WRITTEN REQUEST. Leaving out the pictures, retype the lines from the beginning of the listing through the line containing "(0,0) rectangle (1217,640);".

## Begin MATERIAL SUPPLIED

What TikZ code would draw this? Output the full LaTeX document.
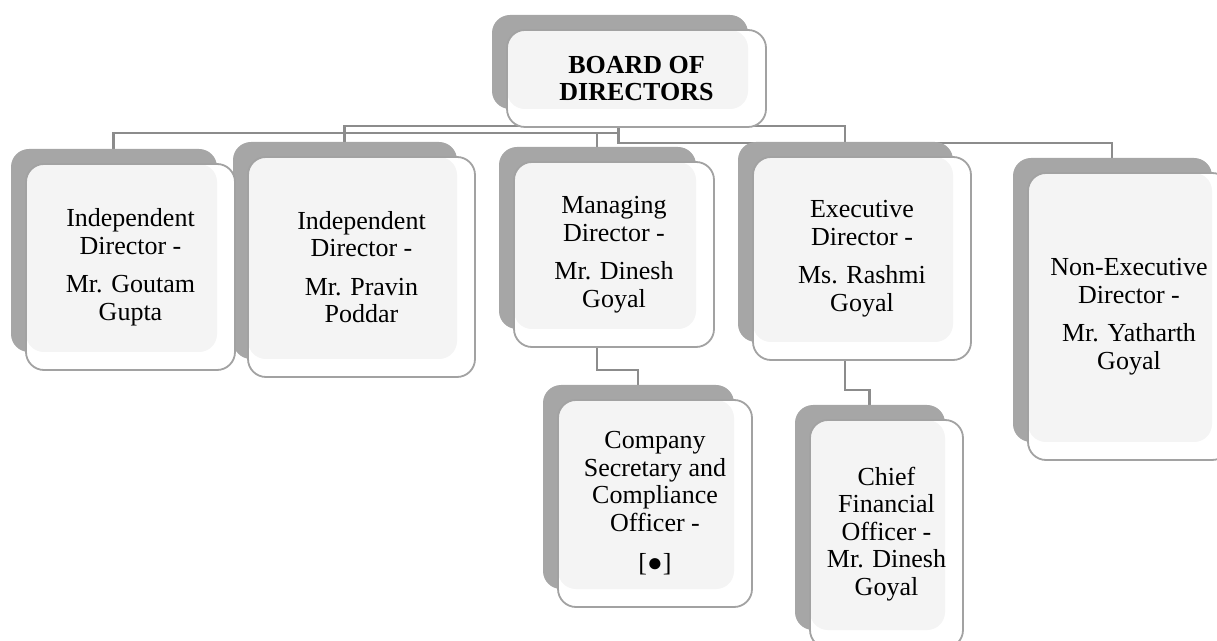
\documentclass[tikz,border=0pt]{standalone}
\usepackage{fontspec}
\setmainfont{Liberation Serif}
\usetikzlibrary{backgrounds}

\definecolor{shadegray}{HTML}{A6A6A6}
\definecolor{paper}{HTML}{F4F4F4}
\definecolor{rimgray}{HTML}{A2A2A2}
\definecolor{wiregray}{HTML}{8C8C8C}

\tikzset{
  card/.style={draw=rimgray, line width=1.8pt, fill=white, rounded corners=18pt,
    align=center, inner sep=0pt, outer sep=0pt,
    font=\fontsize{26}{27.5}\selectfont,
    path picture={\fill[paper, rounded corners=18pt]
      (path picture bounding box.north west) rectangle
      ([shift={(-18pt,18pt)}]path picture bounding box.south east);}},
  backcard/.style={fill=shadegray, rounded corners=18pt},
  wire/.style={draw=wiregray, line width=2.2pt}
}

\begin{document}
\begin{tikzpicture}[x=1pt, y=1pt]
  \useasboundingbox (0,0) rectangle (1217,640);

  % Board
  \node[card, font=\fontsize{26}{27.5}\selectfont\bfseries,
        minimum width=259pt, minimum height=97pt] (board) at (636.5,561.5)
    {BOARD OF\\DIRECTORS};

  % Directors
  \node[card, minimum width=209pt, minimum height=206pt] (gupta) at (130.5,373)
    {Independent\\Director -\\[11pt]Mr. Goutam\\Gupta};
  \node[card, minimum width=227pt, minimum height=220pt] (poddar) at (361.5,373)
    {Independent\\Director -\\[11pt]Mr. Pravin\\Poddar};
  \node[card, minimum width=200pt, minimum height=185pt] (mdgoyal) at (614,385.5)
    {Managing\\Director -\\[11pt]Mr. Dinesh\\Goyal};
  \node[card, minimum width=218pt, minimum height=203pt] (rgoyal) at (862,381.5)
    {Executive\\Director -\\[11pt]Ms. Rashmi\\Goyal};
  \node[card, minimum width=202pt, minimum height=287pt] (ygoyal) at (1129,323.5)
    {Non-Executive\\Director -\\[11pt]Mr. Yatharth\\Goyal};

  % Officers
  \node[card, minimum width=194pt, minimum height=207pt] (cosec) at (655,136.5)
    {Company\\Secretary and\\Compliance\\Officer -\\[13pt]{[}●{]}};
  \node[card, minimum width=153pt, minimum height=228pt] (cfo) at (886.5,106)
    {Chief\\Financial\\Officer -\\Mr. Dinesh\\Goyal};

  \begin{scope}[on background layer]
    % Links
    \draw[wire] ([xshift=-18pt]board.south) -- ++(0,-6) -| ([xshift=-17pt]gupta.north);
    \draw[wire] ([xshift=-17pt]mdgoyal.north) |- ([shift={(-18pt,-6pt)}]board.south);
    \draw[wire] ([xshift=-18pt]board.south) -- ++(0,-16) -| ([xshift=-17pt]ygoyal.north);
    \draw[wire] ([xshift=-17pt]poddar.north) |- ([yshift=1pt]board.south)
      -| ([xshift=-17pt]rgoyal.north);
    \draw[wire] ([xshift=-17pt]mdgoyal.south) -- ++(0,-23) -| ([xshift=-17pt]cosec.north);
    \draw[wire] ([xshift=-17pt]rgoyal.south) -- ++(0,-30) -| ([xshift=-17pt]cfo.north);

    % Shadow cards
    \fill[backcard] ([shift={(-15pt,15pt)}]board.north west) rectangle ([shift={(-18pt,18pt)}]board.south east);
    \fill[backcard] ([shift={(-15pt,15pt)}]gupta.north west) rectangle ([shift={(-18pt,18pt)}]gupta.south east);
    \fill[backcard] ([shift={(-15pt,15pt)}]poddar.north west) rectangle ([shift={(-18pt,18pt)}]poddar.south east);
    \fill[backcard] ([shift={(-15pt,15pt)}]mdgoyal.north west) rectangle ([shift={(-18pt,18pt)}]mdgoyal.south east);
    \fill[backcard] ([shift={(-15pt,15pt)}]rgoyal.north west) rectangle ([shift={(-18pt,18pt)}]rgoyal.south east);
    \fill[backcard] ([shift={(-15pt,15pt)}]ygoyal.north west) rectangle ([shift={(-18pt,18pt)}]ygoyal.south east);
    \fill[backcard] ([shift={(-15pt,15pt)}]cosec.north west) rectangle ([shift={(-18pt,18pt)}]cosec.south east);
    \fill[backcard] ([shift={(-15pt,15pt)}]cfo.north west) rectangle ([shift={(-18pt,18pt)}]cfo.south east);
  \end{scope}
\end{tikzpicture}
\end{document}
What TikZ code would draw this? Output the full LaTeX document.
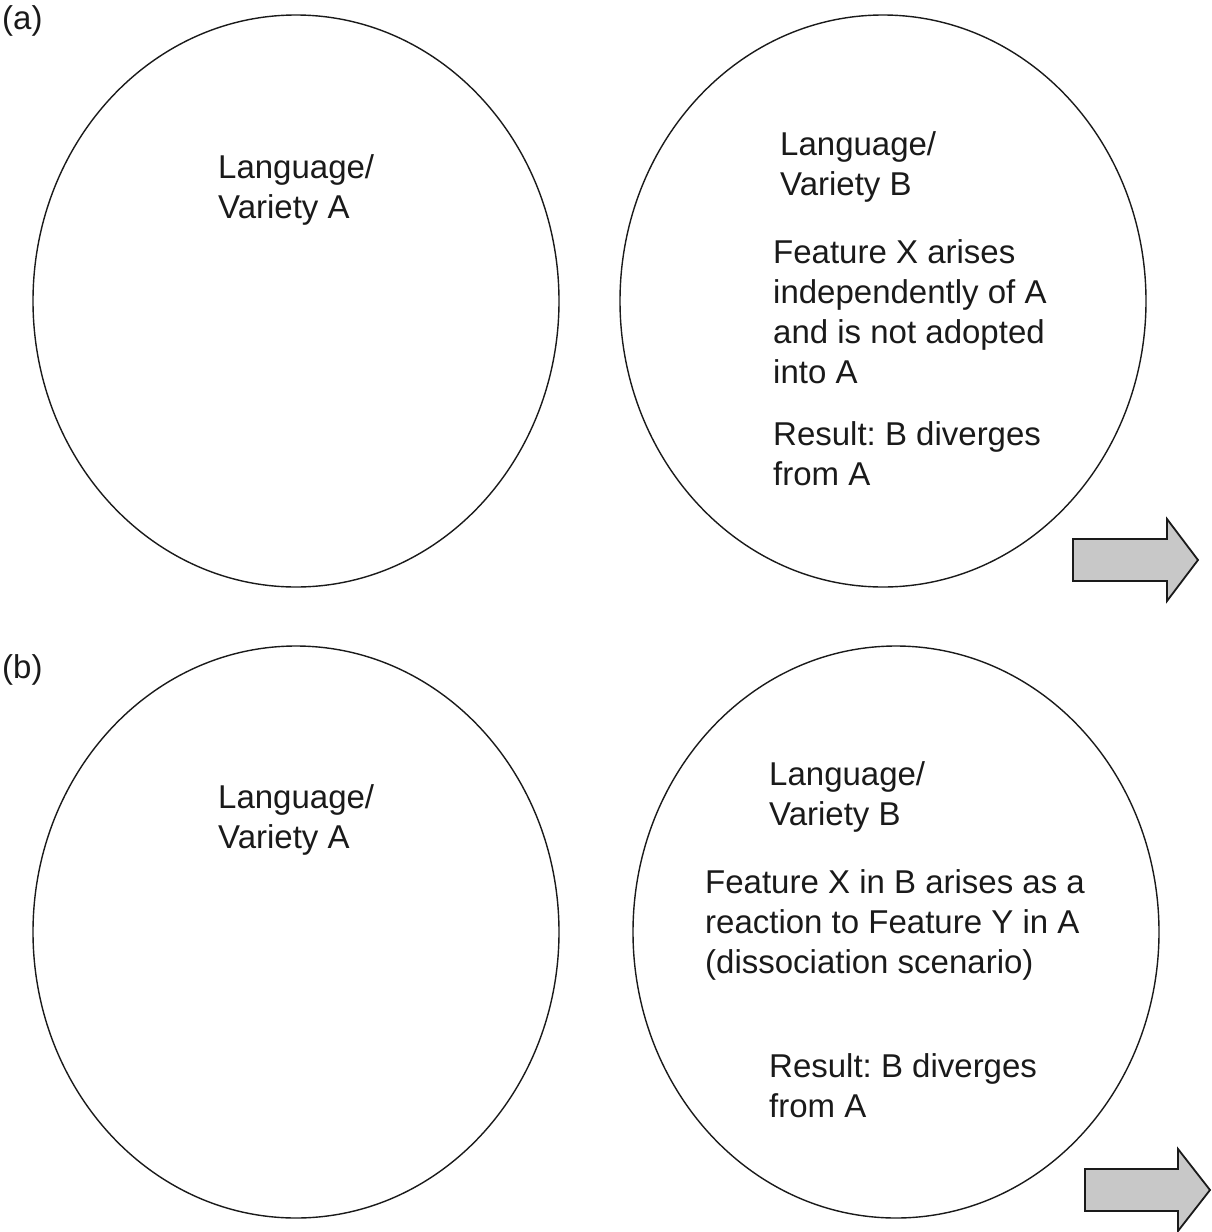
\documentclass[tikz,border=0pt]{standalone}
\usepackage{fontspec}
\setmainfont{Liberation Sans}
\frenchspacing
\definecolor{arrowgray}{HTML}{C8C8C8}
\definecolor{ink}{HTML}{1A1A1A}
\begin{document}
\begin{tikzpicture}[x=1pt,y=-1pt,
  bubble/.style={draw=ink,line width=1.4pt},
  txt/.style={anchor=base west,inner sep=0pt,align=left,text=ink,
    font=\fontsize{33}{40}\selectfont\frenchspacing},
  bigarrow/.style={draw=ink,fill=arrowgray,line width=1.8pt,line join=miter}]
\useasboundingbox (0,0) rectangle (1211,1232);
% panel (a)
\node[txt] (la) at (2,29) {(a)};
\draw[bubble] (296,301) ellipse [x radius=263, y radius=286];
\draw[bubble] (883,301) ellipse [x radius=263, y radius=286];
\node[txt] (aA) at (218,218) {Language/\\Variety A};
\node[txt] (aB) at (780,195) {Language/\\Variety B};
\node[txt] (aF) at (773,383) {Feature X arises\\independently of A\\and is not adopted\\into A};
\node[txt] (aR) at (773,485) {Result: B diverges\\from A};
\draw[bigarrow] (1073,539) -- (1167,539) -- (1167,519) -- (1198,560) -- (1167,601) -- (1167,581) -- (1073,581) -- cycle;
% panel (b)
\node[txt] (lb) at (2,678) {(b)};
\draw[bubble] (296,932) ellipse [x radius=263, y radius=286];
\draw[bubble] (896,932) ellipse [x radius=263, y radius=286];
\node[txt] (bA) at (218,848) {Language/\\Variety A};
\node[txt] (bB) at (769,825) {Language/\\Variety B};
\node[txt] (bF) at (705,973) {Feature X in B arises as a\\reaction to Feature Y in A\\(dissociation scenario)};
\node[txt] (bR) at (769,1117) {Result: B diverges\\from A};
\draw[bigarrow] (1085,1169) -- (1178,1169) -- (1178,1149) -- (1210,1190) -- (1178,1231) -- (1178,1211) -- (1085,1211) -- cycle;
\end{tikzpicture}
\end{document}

## End MATERIAL SUPPLIED

FULL OUTPUT.
What TikZ code would draw this? Output the full LaTeX document.
\documentclass[tikz,border=0pt]{standalone}
\usepackage{fontspec}
\setmainfont{Liberation Serif}
\usetikzlibrary{backgrounds}

\definecolor{shadegray}{HTML}{A6A6A6}
\definecolor{paper}{HTML}{F4F4F4}
\definecolor{rimgray}{HTML}{A2A2A2}
\definecolor{wiregray}{HTML}{8C8C8C}

\tikzset{
  card/.style={draw=rimgray, line width=1.8pt, fill=white, rounded corners=18pt,
    align=center, inner sep=0pt, outer sep=0pt,
    font=\fontsize{26}{27.5}\selectfont,
    path picture={\fill[paper, rounded corners=18pt]
      (path picture bounding box.north west) rectangle
      ([shift={(-18pt,18pt)}]path picture bounding box.south east);}},
  backcard/.style={fill=shadegray, rounded corners=18pt},
  wire/.style={draw=wiregray, line width=2.2pt}
}

\begin{document}
\begin{tikzpicture}[x=1pt, y=1pt]
  \useasboundingbox (0,0) rectangle (1217,640);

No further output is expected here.